In a development that has sent the Ministry of Defence’s tea consumption through the roof, the United States government has graciously declassified four fresh videos of unidentified flying objects. Yes, you read that correctly. Unidentified. Flying. Objects. The very phrase that makes a civil servant’s monocle pop out and land in their Earl Grey. UK intelligence is now ‘reviewing the data,’ which in bureaucratic terms means a junior minister has been tasked with watching the footage on a loop while muttering ‘bloody Yankees’ under his breath.
Let us pause to savour the absurdity. The same government that cannot tell you whether your bin will be collected on Tuesday has suddenly decided that now, in the midst of a cost-of-living crisis, a crumbling NHS, and a Prime Minister who looks like he’s been assembled from spare parts, is the perfect moment to reveal that we might not be alone. Or rather, that we are not alone, but the ones doing the revealing are the Americans, who have clearly been sitting on this footage like a chicken on a golden egg. ‘Declassified’ is a wonderful word. It implies that someone, somewhere, decided these videos were no longer a threat to national security. Perhaps they realised that the public is so anaesthetised by political farce that a few blurry blobs zipping across the sky will barely register.
The videos themselves are, of course, grainy, pixelated, and utterly inconclusive.
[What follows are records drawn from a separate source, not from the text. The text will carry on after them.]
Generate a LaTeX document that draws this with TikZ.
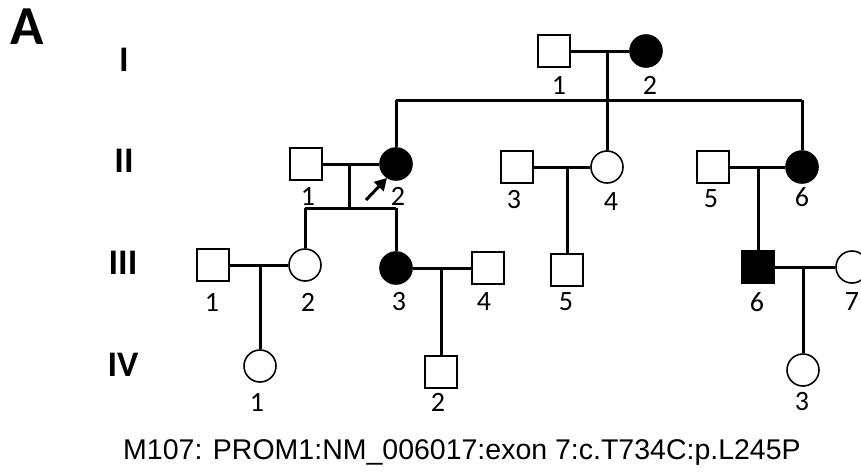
\documentclass[tikz,border=0pt]{standalone}
\usepackage{fontspec}
\setmainfont{Carlito}
\newfontfamily\capfont{Liberation Sans}
\usetikzlibrary{arrows.meta}
\tikzset{
  male/.style={draw=black, line width=1.6pt, minimum size=32pt, inner sep=0pt, fill=white},
  female/.style={circle, draw=black, line width=1.6pt, minimum size=32pt, inner sep=0pt, fill=white},
  aff/.style={fill=black},
  conn/.style={line width=3pt},
  num/.style={inner sep=0pt, font=\fontsize{28}{28}\selectfont},
  gen/.style={inner sep=0pt, font=\fontsize{36}{36}\selectfont\bfseries},
}
\begin{document}
\begin{tikzpicture}[x=1pt,y=-1pt]
\useasboundingbox (0,0) rectangle (861,471);
% generation labels
\node[inner sep=0pt, font=\fontsize{55}{55}\selectfont\bfseries] (lblA) at (27,27) {A};
\node[gen] (gI) at (124,60) {I};
\node[gen] (gII) at (124,161) {II};
\node[gen] (gIII) at (123,263) {III};
\node[gen] (gIV) at (123,365) {IV};
% ---------- junction points ----------
\coordinate (d1) at (607,51);
\coordinate (s1) at (607,100);
\coordinate (s1L) at (396,100);
\coordinate (s1R) at (802,100);
\coordinate (d2) at (349,164);
\coordinate (s2) at (349,208);
\coordinate (s2L) at (305,208);
\coordinate (s2R) at (396,208);
\coordinate (d3) at (567,167);
\coordinate (d4) at (758,167);
\coordinate (d5) at (260,265);
\coordinate (d6) at (441,268);
\coordinate (d7) at (803,267);
% individuals
\node[male] (I1) at (554,51) {};
\node[female, aff] (I2) at (646,51) {};
\node[male] (II1) at (306,164) {};
\node[female, aff] (II2) at (396,164) {};
\node[male] (II3) at (517,167) {};
\node[female] (II4) at (607,167) {};
\node[male] (II5) at (713,167) {};
\node[female, aff] (II6) at (802,167) {};
\node[male] (III1) at (213,265) {};
\node[female] (III2) at (305,265) {};
\node[female, aff] (III3) at (396,268) {};
\node[male] (III4) at (488,268) {};
\node[male] (III5) at (567,270) {};
\node[male, aff] (III6) at (758,267) {};
\node[female] (III7) at (852,267) {};
\node[female] (IV1) at (260,366) {};
\node[male] (IV2) at (441,372) {};
\node[female] (IV3) at (803,370) {};
% lines
\draw[conn] (I1) -- (I2);
\draw[conn] (d1) -- (s1);
\draw[conn] (s1L) -- (s1R);
\draw[conn] (s1L) -- (II2);
\draw[conn] (s1) -- (II4);
\draw[conn] (s1R) -- (II6);
\draw[conn] (II1) -- (II2);
\draw[conn] (d2) -- (s2);
\draw[conn] (s2L) -- (s2R);
\draw[conn] (s2L) -- (III2);
\draw[conn] (s2R) -- (III3);
\draw[conn] (II3) -- (II4);
\draw[conn] (d3) -- (III5);
\draw[conn] (II5) -- (II6);
\draw[conn] (d4) -- (III6);
\draw[conn] (III1) -- (III2);
\draw[conn] (d5) -- (IV1);
\draw[conn] (III3) -- (III4);
\draw[conn] (d6) -- (IV2);
\draw[conn] (III6) -- (III7);
\draw[conn] (d7) -- (IV3);
% proband arrow
\coordinate (arS) at (366,200);
\coordinate (arE) at (387,178);
\draw[line width=3pt, -{Triangle[length=12pt,width=13pt]}] (arS) -- (arE);
% numbers
\node[num] (nI1) at (559,85) {1};
\node[num] (nI2) at (650,85) {2};
\node[num] (nII1) at (308,196) {1};
\node[num] (nII2) at (398,196) {2};
\node[num] (nII3) at (514,200) {3};
\node[num] (nII4) at (611,202) {4};
\node[num] (nII5) at (711,199) {5};
\node[num] (nII6) at (802,197) {6};
\node[num] (nIII1) at (212,302) {1};
\node[num] (nIII2) at (308,302) {2};
\node[num] (nIII3) at (399,302) {3};
\node[num] (nIII4) at (484,302) {4};
\node[num] (nIII5) at (566,302) {5};
\node[num] (nIII6) at (757,302) {6};
\node[num] (nIII7) at (852,302) {7};
\node[num] (nIV1) at (257,402) {1};
\node[num] (nIV2) at (438,402) {2};
\node[num] (nIV3) at (802,402) {3};
% caption
\node[inner sep=0pt, font=\capfont\fontsize{28.5}{28.5}\selectfont] (cap) at (462,452) {M107: PROM1:NM\_006017:exon 7:c.T734C:p.L245P};
\end{tikzpicture}
\end{document}
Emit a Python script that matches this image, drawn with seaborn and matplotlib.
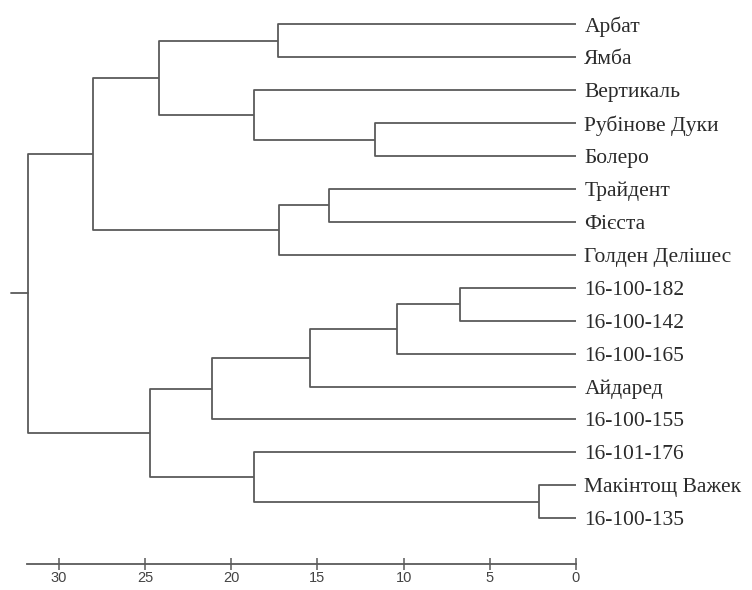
import matplotlib
matplotlib.use("Agg")
import matplotlib.pyplot as plt
import seaborn as sns

# leaves in dendrogram order (top to bottom)
leaves = [
    "Арбат", "Ямба", "Вертикаль", "Рубінове Дуки", "Болеро",
    "Трайдент", "Фієста", "Голден Делішес",
    "16-100-182", "16-100-142", "16-100-165", "Айдаред",
    "16-100-155", "16-101-176", "Макінтощ Важек", "16-100-135",
]

# merges like a scipy linkage: new node ids start at len(leaves)
merge_left = [14, 8, 17, 3, 5, 18, 20, 0, 2, 13, 21, 23, 26, 27, 29]
merge_right = [15, 9, 10, 4, 6, 11, 7, 1, 19, 16, 12, 24, 25, 22, 28]
merge_dist = [2.15, 6.7, 10.4, 11.65, 14.3, 15.4, 17.2, 17.3, 18.7, 18.7,
              21.1, 24.2, 24.7, 28.0, 31.8]

xticks = [30, 25, 20, 15, 10, 5, 0]

sns.set_theme(style="white")
plt.rcParams["font.family"] = ["Liberation Serif", "DejaVu Serif"]

line_col = "#5a5a5a"

fig = plt.figure(figsize=(7.52, 5.90), dpi=100)
ax = fig.add_axes([10 / 752, 26 / 590, 566 / 752, 564 / 590])

# node positions: leaves sit at height 0, row index = leaf order
pos = {i: (0.0, float(i)) for i in range(len(leaves))}
n = len(leaves)
for k, (a, b, d) in enumerate(zip(merge_left, merge_right, merge_dist)):
    xa, ya = pos[a]
    xb, yb = pos[b]
    ax.plot([xa, d, d, xb], [ya, ya, yb, yb], color=line_col, lw=1.3,
            solid_capstyle="butt")
    pos[n + k] = (d, (ya + yb) / 2)

# stub at the root
root_x, root_y = pos[n + len(merge_dist) - 1]
ax.plot([root_x, root_x + 1.0], [root_y, root_y], color=line_col, lw=1.3)

ax.set_xlim(32.83, 0)
ax.set_ylim(16.39, -0.74)

ax.set_yticks(range(n))
ax.set_yticklabels(leaves, fontsize=15.5, color="#2a2a2a")
ax.yaxis.tick_right()
ax.tick_params(axis="y", length=0, pad=6)

ax.set_xticks(xticks)
ax.set_xticklabels([str(t) for t in xticks], fontsize=10.5,
                   family=["Liberation Sans", "DejaVu Sans"], color="#444444")
ax.tick_params(axis="x", direction="inout", length=8, width=1.1,
               color=line_col, pad=1, bottom=True)

sns.despine(ax=ax, left=True, top=True, right=True)
ax.spines["bottom"].set_color(line_col)
ax.spines["bottom"].set_linewidth(1.3)
ax.spines["bottom"].set_bounds(31.85, 0)
ax.grid(False)

fig.savefig("out.png", dpi=100)
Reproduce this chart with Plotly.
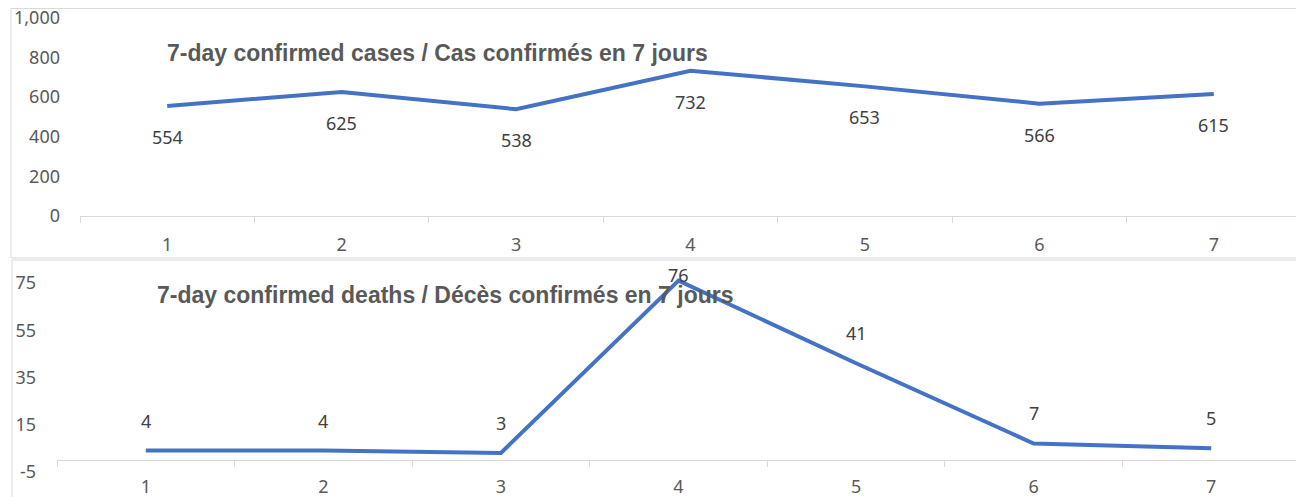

One shows a triangle-shaped object performing manoeuvres that would make a Harrier jump jet weep with envy. Another seems to depict a glowing orb that could be a weather balloon, a Chinese lantern, or God’s own stress ball. The Ministry of Defence, in its infinite wisdom, has issued a statement saying they take all reports of Unidentified Aerial Phenomena (UAPs, as they are now called, to sound more serious) seriously. Translation: ‘We have no idea what this is, please stop asking, and for the love of God, don’t cut our budget.’
What does this mean for the common Brit? Absolutely nothing. You will still queue for your bus. Your train will still be delayed. The price of a pint will continue its inexorable rise. But somewhere, in a dimly lit office in Whitehall, a man in a cheap suit is watching a blurry video of a flying saucer and thinking, ‘Right then, where’s the paperwork for this?’ The aliens, if they are out there, must be having a laugh. They hover over our airfields, dance through our radar, and we respond by forming a committee. The most terrifying thing about this revelation is not the existence of extraterrestrial life, but the proof that the government’s classification system is so leaky that the only things they can keep secret are what they had for lunch.
And so we are left with the eternal question: are we alone? Probably not. But even if Mars is teeming with little green men, they would take one look at our Parliament and decide Earth is best avoided. As for the footage, expect it to be buried under a mound of red tape, emerging only when we need a distraction from the next scandal. In the meantime, keep looking up. You might see a UFO. Or a drone. Or a seagull with a particularly reflective backside. In this country, it is all the same.